Design
We don’t want to specify any harsh requirements that would prevent students creating a variety of projects.
However, we do need to give some recommendations for designing projects, so that future students can still understand and maintain the projects.
It is also worth noting that due to the requirement of hosting things for free, you will want to read the hosting page as this limits what you can do signficantly.
Please make sure to follow the coding guidelines as well for any programming.
KISS
Keep it simple stupid!
If it doesn’t require a feature, don’t add it.
If it doesn’t require being written in a fancy programming language, don’t use that.
If it doesn’t require data collection, don’t collect people’s data!
Existing Systems
If a system exists, please try to use it unless its completely impractical.
This is because students don’t have much time and don’t want to be managing a completely new system. However please use open source projects (closed source nearly always comes with a cost, either data collection or money both of which we cannot afford)

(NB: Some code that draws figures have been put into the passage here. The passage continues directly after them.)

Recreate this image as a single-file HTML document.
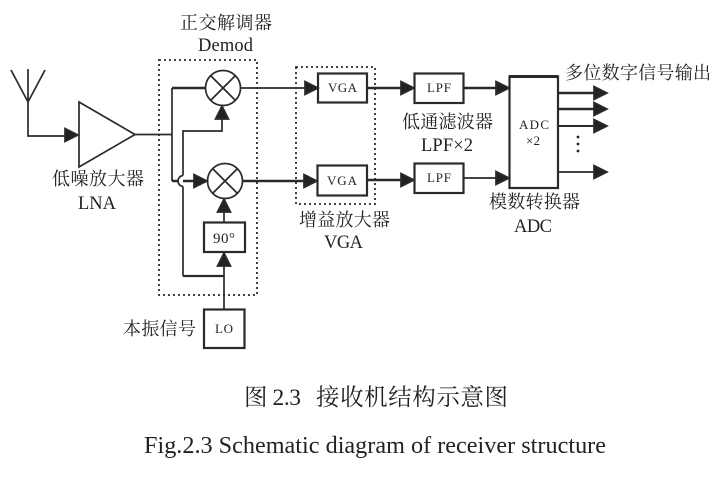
<!DOCTYPE html>
<html><head><meta charset="utf-8">
<style>
html,body{margin:0;padding:0;background:#fff;width:721px;height:477px;overflow:hidden}
svg{display:block}
text{font-family:"Liberation Serif","Noto Serif CJK SC",serif;fill:#222}
.c{font-size:18px}
.l{font-size:18.5px}
.s{font-size:13px}
</style></head><body>
<svg width="721" height="477" viewBox="0 0 721 477" xmlns="http://www.w3.org/2000/svg">
<defs>
<g id="h"><polygon points="0,0 -13,-6.500 -13,6.500" fill="#222"/></g>
<g id="u"><polygon points="0,0 -6.500,13 6.500,13" fill="#222"/></g>
</defs>
<g fill="none" stroke="#2a2a2a" stroke-width="1.700">
<!-- antenna -->
<path d="M11,70 L28,102 L45,70 M28,69 V136 H70"/>
<use href="#h" x="78" y="135"/>
<!-- LNA -->
<polygon points="79,102 79,167 135,134.500"/>
<path d="M135,134.500 H172"/>
<path d="M172,181 V88"/>
<path d="M172,88 H205" stroke-width="2.600"/>
<path d="M172,181 H178 M183,181 H197" stroke-width="2.600"/>
<path d="M178,181 A5.500,5.500 0 0 1 183,175.500 M178,181 A5.500,5.500 0 0 0 183,186.500"/>
<use href="#h" x="207" y="181"/>
<path d="M183,175.500 V131 H222 V118"/>
<use href="#u" x="222" y="106"/>
<path d="M183,186.500 V276"/>
<path d="M183,276 H224" stroke-width="2.200"/>
<path d="M224,309 V262"/>
<use href="#u" x="224" y="253"/>
<path d="M224,222 V210"/>
<use href="#u" x="224" y="199"/>
<!-- mixers -->
<circle cx="223" cy="88" r="17.500"/>
<path d="M210.600,75.600 L235.400,100.400 M235.400,75.600 L210.600,100.400"/>
<circle cx="225" cy="181" r="17.500"/>
<path d="M212.600,168.600 L237.400,193.400 M237.400,168.600 L212.600,193.400"/>
<!-- dotted -->
<rect x="159" y="60" width="98" height="235" stroke-dasharray="2 3" stroke-width="1.800"/>
<rect x="296" y="67" width="79" height="137" stroke-dasharray="2 3" stroke-width="1.800"/>
<!-- boxes -->
<rect x="204" y="222.500" width="41" height="29.500" stroke-width="2.200"/>
<rect x="204" y="309.500" width="40.500" height="38.500" stroke-width="2.200"/>
<rect x="318" y="73.500" width="49" height="29" stroke-width="2.200"/>
<rect x="317.500" y="165.500" width="49.500" height="30" stroke-width="2.200"/>
<rect x="414.500" y="73.500" width="49" height="29.500" stroke-width="2.200"/>
<rect x="414.500" y="163.500" width="49" height="29.500" stroke-width="2.200"/>
<rect x="509.500" y="76.500" width="48.500" height="111.500" stroke-width="2.200"/>
<path d="M509,76.500 H558" stroke-width="3"/>
<!-- signal lines -->
<path d="M241,88 H306"/>
<use href="#h" x="318" y="88"/>
<path d="M243,181 H306" stroke-width="2.600"/>
<use href="#h" x="317" y="181"/>
<path d="M367,88 H403" stroke-width="2.600"/>
<use href="#h" x="414" y="88"/>
<path d="M367,180 H403" stroke-width="2.600"/>
<use href="#h" x="414" y="180"/>
<path d="M463,88 H497" stroke-width="2.600"/>
<use href="#h" x="509" y="88"/>
<path d="M463,178 H497"/>
<use href="#h" x="509" y="178"/>
<path d="M558,93 H596" stroke-width="2.600"/>
<use href="#h" x="607" y="93"/>
<path d="M558,109 H596" stroke-width="2.600"/>
<use href="#h" x="607" y="109"/>
<path d="M558,126 H596" stroke-width="2"/>
<use href="#h" x="607" y="126"/>
<path d="M558,172 H596" stroke-width="1.800"/>
<use href="#h" x="607" y="172"/>
</g>
<g fill="#222">
<circle cx="578" cy="137" r="1.400"/>
<circle cx="578" cy="144" r="1.400"/>
<circle cx="578" cy="151" r="1.400"/>
</g>
<text class="c" x="180" y="29" textLength="92">正交解调器</text>
<text class="l" x="198" y="51" textLength="55">Demod</text>
<text class="c" x="52" y="185" textLength="92">低噪放大器</text>
<text class="l" x="78" y="209" textLength="38">LNA</text>
<text class="c" x="402" y="128" textLength="91">低通滤波器</text>
<text class="l" x="421" y="151" textLength="52">LPF×2</text>
<text class="c" x="299" y="226" textLength="91">增益放大器</text>
<text class="l" x="324" y="248" textLength="39">VGA</text>
<text class="c" x="489" y="208" textLength="91">模数转换器</text>
<text class="l" x="514" y="232" textLength="38">ADC</text>
<text class="c" x="565" y="79" textLength="146">多位数字信号输出</text>
<text class="c" x="123" y="335" textLength="73">本振信号</text>
<text class="s" x="328" y="92" textLength="29">VGA</text>
<text class="s" x="327" y="185" textLength="30">VGA</text>
<text class="s" x="427" y="92" textLength="24">LPF</text>
<text class="s" x="427" y="182" textLength="24">LPF</text>
<text class="s" x="519" y="129" textLength="30">ADC</text>
<text class="s" x="526" y="145" textLength="14">×2</text>
<text x="213" y="243" font-size="15" textLength="22">90°</text>
<text class="s" x="215" y="333" textLength="18">LO</text>
<text x="244" y="405" font-size="23.500" textLength="57">图 2.3</text>
<text x="316" y="405" font-size="23.500" textLength="192">接收机结构示意图</text>
<text x="144" y="453" font-size="24.200" textLength="462">Fig.2.3 Schematic diagram of receiver structure</text>
</svg>
</body></html>
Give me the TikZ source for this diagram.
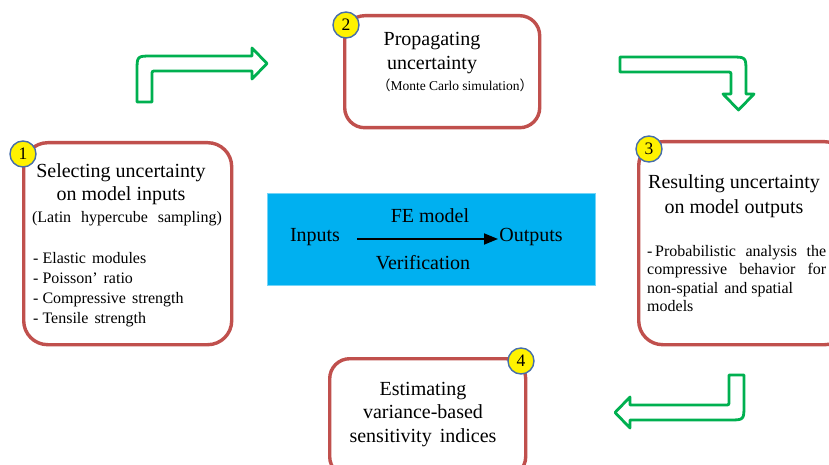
\documentclass[tikz,border=0pt]{standalone}
\usepackage{fontspec}
\setmainfont{Liberation Serif}
\newfontfamily\cjkfont{Noto Sans CJK SC}
\usetikzlibrary{arrows.meta}
\definecolor{boxred}{RGB}{192,80,77}
\definecolor{arrgreen}{RGB}{0,176,80}
\definecolor{skyblue}{RGB}{0,176,240}
\definecolor{numborder}{RGB}{70,110,170}
\begin{document}
\begin{tikzpicture}[x=1pt,y=-1pt,
  stage/.style={draw=boxred, line width=3.4pt, rounded corners=24pt, fill=white, inner sep=0pt},
  num/.style={circle, draw=numborder, line width=1.4pt, fill=yellow, minimum size=26pt, inner sep=0pt, font=\fontsize{17.5}{17.5}\selectfont},
  title/.style={align=center, font=\fontsize{20}{23.5}\selectfont, inner sep=0pt},
  listtext/.style={align=left, font=\fontsize{16}{20}\selectfont, inner sep=0pt},
  bent/.style={draw=arrgreen, line width=2.8pt, fill=white, line join=round},
  lbl/.style={font=\fontsize{20}{23}\selectfont, inner sep=0pt}
]
\clip (0,0) rectangle (829,465);
\fill[white] (0,0) rectangle (829,465);

% green bent arrows
\draw[bent] (137,102) -- (137,71) .. controls (137,56) .. (152,56) -- (252,56) -- (252,48) -- (267,63.5) -- (252,79) -- (252,71) -- (156,71) .. controls (152,71) .. (152,75) -- (152,102) -- cycle;
\draw[bent] (620,57) -- (731,57) .. controls (746,57) .. (746,72) -- (746,94) -- (754,94) -- (738.5,110) -- (723,94) -- (731,94) -- (731,76) .. controls (731,72) .. (727,72) -- (620,72) -- cycle;
\draw[bent] (744,375) -- (744,405) .. controls (744,420) .. (729,420) -- (630,420) -- (630,428) -- (615,412.5) -- (630,397) -- (630,405) -- (725,405) .. controls (729,405) .. (729,401) -- (729,375) -- cycle;

% stage boxes
\node[stage, minimum width=208pt, minimum height=202pt, anchor=north west] (b1) at (22,141) {};
\node[stage, rounded corners=20pt, minimum width=195pt, minimum height=112pt, anchor=north west] (b2) at (343,14) {};
\node[stage, minimum width=210pt, minimum height=203pt, anchor=north west] (b3) at (637,140) {};
\node[stage, rounded corners=20pt, minimum width=196pt, minimum height=118pt, anchor=north west] (b4) at (328,357) {};

% number badges
\node[num] (n1) at (23,154) {1};
\node[num] (n2) at (346,25) {2};
\node[num] (n3) at (649,149) {3};
\node[num] (n4) at (521,361) {4};

% box 1 text
\node[title] (t1) at (121,184) {Selecting uncertainty\\on model inputs};
\node[listtext, font=\fontsize{16}{20}\selectfont] (s1) at (127,219) {(Latin\hspace{10pt}hypercube\hspace{10pt}sampling)};
\node[listtext, anchor=west] (l1) at (33,290) {- Elastic\hspace{6pt}modules\\- Poisson’\hspace{6pt}ratio\\- Compressive\hspace{6pt}strength\\- Tensile\hspace{6pt}strength};

% box 2 text
\node[title] (t2) at (432,53) {Propagating\\uncertainty};
\node[lbl, font=\fontsize{13.5}{16}\selectfont] (s2) at (455,85) {{\cjkfont （}Monte Carlo simulation{\cjkfont ）}};

% box 3 text
\node[title, font=\fontsize{20}{25}\selectfont] (t3) at (734,196.5) {Resulting uncertainty\\on model outputs};
\node[listtext, anchor=west, font=\fontsize{16}{18.5}\selectfont] (l3) at (647,278.5) {\makebox[179pt][s]{-\,Probabilistic analysis the}\\\makebox[179pt][s]{compressive behavior for}\\non-spatial\hspace{6pt}and spatial\\models};

% box 4 text
\node[title] (t4) at (423,414.5) {Estimating\\variance-based\\sensitivity\hspace{8pt}indices};

% central model box
\node[fill=skyblue, draw=skyblue!55!white, line width=1pt, minimum width=328pt, minimum height=92pt, anchor=north west, inner sep=0pt] (model) at (267,193) {};
\node[lbl] (fe) at (430,216) {FE model};
\node[lbl] (in) at (315,237) {Inputs};
\node[lbl] (out) at (531,237) {Outputs};
\node[lbl] (ver) at (423,263) {Verification};
\coordinate (a0) at (357,239);
\coordinate (a1) at (498,239);
\draw[line width=1.8pt, -{Triangle[length=14pt,width=11pt]}] (a0) -- (a1);
\end{tikzpicture}
\end{document}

Note: I’m mostly referring to libraries. I think its quite fun to write simple projects like a link shortener for yourself.
Licensing
Please see our license policy for information on how our projects are licensed.
In general, new projects should be licensed under Apache-2.0 WITH LLVM-Exception,
contributors must agree to the Developers Certificate of Origin (DCO),
and any contributions must not violate the University of Bath’s Intellectual Property policy.
Keep it general
Always try to keep the structure of the project general, so that it can be repurposed easily. Don’t take it too far though---there’s a balance.
Generalisation normally leads to cleaner code and better maintainability.
Modules
Modules are your friend, different languages implement them differently and have different ideas about how they should be organised (e.g. Go vs Rust).
We don’t really have opinions, as you should use the style which fits the programming language you are using. If you don’t like that style, don’t write a project in that language (for maintainers, I’m sorry but deal with it).
If you try to go against the style of the programming language, you will find more barriers and have to implement hacky workarounds which will lead to unreadable, confusing and buggy code.
Data storage
Due to limitations with the fact we will never get any funding, we must create projects which only relies on database storage (which we can host for free, see the database page).
Docker
For easy hosting for free, we require projects which need hosting to be
dockerised (meaning they have a Dockerfile).
These Docker containers cannot interact with the host system at all.
Websites
If all pages can be written in markdown, then use a static site generator.
If a website is dynamic it should always be designed with a backend and frontend to help with code security, which also helps with a website feeling “modern”.
Any data input should be validated on the backend.